→ Stated exercise
Faithfully return all lines, omitting every embedded picture.
* Begin *
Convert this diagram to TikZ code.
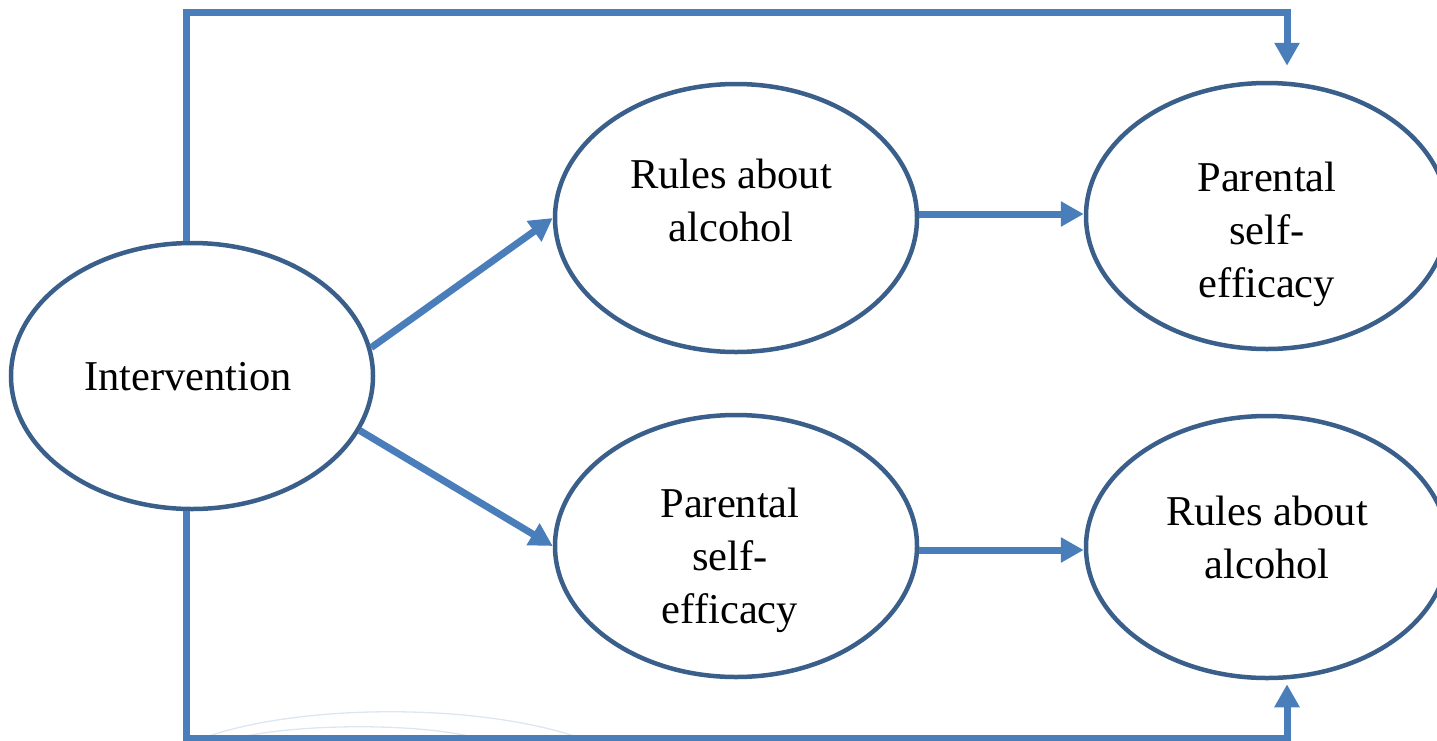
\documentclass[tikz,border=0pt]{standalone}
\usepackage{fontspec}
\setmainfont{Liberation Serif}
\usetikzlibrary{shapes.geometric,arrows.meta,calc}
\definecolor{outline}{HTML}{3A5F8B}
\definecolor{flowblue}{HTML}{4A7EBB}
\definecolor{faintblue}{HTML}{DCE6F1}
\tikzset{
  oval/.style={ellipse, draw=outline, line width=4.5pt, minimum width=362pt,
               minimum height=266pt, inner sep=0pt},
  lbl/.style={font=\fontsize{42.5}{53}\selectfont, align=center, anchor=base,
              inner sep=0pt},
  flow/.style={draw=flowblue, line width=7pt,
               -{Triangle[length=23pt,width=24pt]}},
  plain/.style={draw=flowblue, line width=7pt},
}
\begin{document}
\begin{tikzpicture}[x=1pt,y=-1pt]
  \useasboundingbox (0,0) rectangle (1437,740);

  % faint arcs along the bottom edge
  \draw[faintblue, line width=1.3pt] (203,738) .. controls (300,703) and (480,703) .. (580,738);
  \draw[faintblue, line width=1.3pt] (237,738) .. controls (300,723) and (420,723) .. (477,738);

  % the five ovals
  \node[oval] (int) at (192,376) {};
  \node[oval, minimum height=268pt] (r1) at (736,218) {};
  \node[oval] (ps1) at (1267,216) {};
  \node[oval, minimum height=262pt] (ps2) at (736,546) {};
  \node[oval, minimum height=262pt] (r2) at (1267,547) {};

  % labels (anchored on the baseline of the last line)
  \node[lbl] (tint) at (188,390) {Intervention};
  \node[lbl] (tr1) at (731,241) {Rules about\\alcohol};
  \node[lbl] (tps1) at (1267,297) {Parental\\self-\\efficacy};
  \node[lbl] (tps2) at (730,623) {Parental\\self-\\efficacy};
  \node[lbl] (tr2) at (1267,578) {Rules about\\alcohol};

  % direct arrows
  \draw[flow] (int.9) -- (r1.west);
  \draw[flow] (int.-18) -- (ps2.west);
  \draw[flow] ([yshift=4pt]r1.east) -- ([yshift=4pt]r1.east -| ps1.west);
  \draw[flow] ([yshift=-4pt]ps2.east) -- ([yshift=-4pt]ps2.east -| r2.west);

  % long arrows round the top and bottom
  \coordinate (topcorner) at (186,12);
  \coordinate (toptip) at ([xshift=20pt,yshift=15pt]ps1.north);
  \coordinate (botcorner) at (186,738);
  \coordinate (bottip) at ([xshift=20pt,yshift=-4pt]r2.south);
  \draw[plain] ([xshift=-6pt]int.north) -- (topcorner) -- (topcorner -| toptip);
  \draw[flow] ([yshift=3.5pt]topcorner -| toptip) -- (toptip);
  \draw[plain] ([xshift=-6pt]int.south) -- (botcorner) -- (botcorner -| bottip);
  \draw[flow] ([yshift=-3.5pt]botcorner -| bottip) -- (bottip);
\end{tikzpicture}
\end{document}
* End *
→ Output for this exercise
Convert this diagram to TikZ code.
\documentclass[tikz,border=0pt]{standalone}
\usepackage{fontspec}
\setmainfont{Liberation Serif}
\usetikzlibrary{shapes.geometric,arrows.meta,calc}
\definecolor{outline}{HTML}{3A5F8B}
\definecolor{flowblue}{HTML}{4A7EBB}
\definecolor{faintblue}{HTML}{DCE6F1}
\tikzset{
  oval/.style={ellipse, draw=outline, line width=4.5pt, minimum width=362pt,
               minimum height=266pt, inner sep=0pt},
  lbl/.style={font=\fontsize{42.5}{53}\selectfont, align=center, anchor=base,
              inner sep=0pt},
  flow/.style={draw=flowblue, line width=7pt,
               -{Triangle[length=23pt,width=24pt]}},
  plain/.style={draw=flowblue, line width=7pt},
}
\begin{document}
\begin{tikzpicture}[x=1pt,y=-1pt]
  \useasboundingbox (0,0) rectangle (1437,740);

  % faint arcs along the bottom edge
  \draw[faintblue, line width=1.3pt] (203,738) .. controls (300,703) and (480,703) .. (580,738);
  \draw[faintblue, line width=1.3pt] (237,738) .. controls (300,723) and (420,723) .. (477,738);

  % the five ovals
  \node[oval] (int) at (192,376) {};
  \node[oval, minimum height=268pt] (r1) at (736,218) {};
  \node[oval] (ps1) at (1267,216) {};
  \node[oval, minimum height=262pt] (ps2) at (736,546) {};
  \node[oval, minimum height=262pt] (r2) at (1267,547) {};

  % labels (anchored on the baseline of the last line)
  \node[lbl] (tint) at (188,390) {Intervention};
  \node[lbl] (tr1) at (731,241) {Rules about\\alcohol};
  \node[lbl] (tps1) at (1267,297) {Parental\\self-\\efficacy};
  \node[lbl] (tps2) at (730,623) {Parental\\self-\\efficacy};
  \node[lbl] (tr2) at (1267,578) {Rules about\\alcohol};

  % direct arrows
  \draw[flow] (int.9) -- (r1.west);
  \draw[flow] (int.-18) -- (ps2.west);
  \draw[flow] ([yshift=4pt]r1.east) -- ([yshift=4pt]r1.east -| ps1.west);
  \draw[flow] ([yshift=-4pt]ps2.east) -- ([yshift=-4pt]ps2.east -| r2.west);

  % long arrows round the top and bottom
  \coordinate (topcorner) at (186,12);
  \coordinate (toptip) at ([xshift=20pt,yshift=15pt]ps1.north);
  \coordinate (botcorner) at (186,738);
  \coordinate (bottip) at ([xshift=20pt,yshift=-4pt]r2.south);
  \draw[plain] ([xshift=-6pt]int.north) -- (topcorner) -- (topcorner -| toptip);
  \draw[flow] ([yshift=3.5pt]topcorner -| toptip) -- (toptip);
  \draw[plain] ([xshift=-6pt]int.south) -- (botcorner) -- (botcorner -| bottip);
  \draw[flow] ([yshift=-3.5pt]botcorner -| bottip) -- (bottip);
\end{tikzpicture}
\end{document}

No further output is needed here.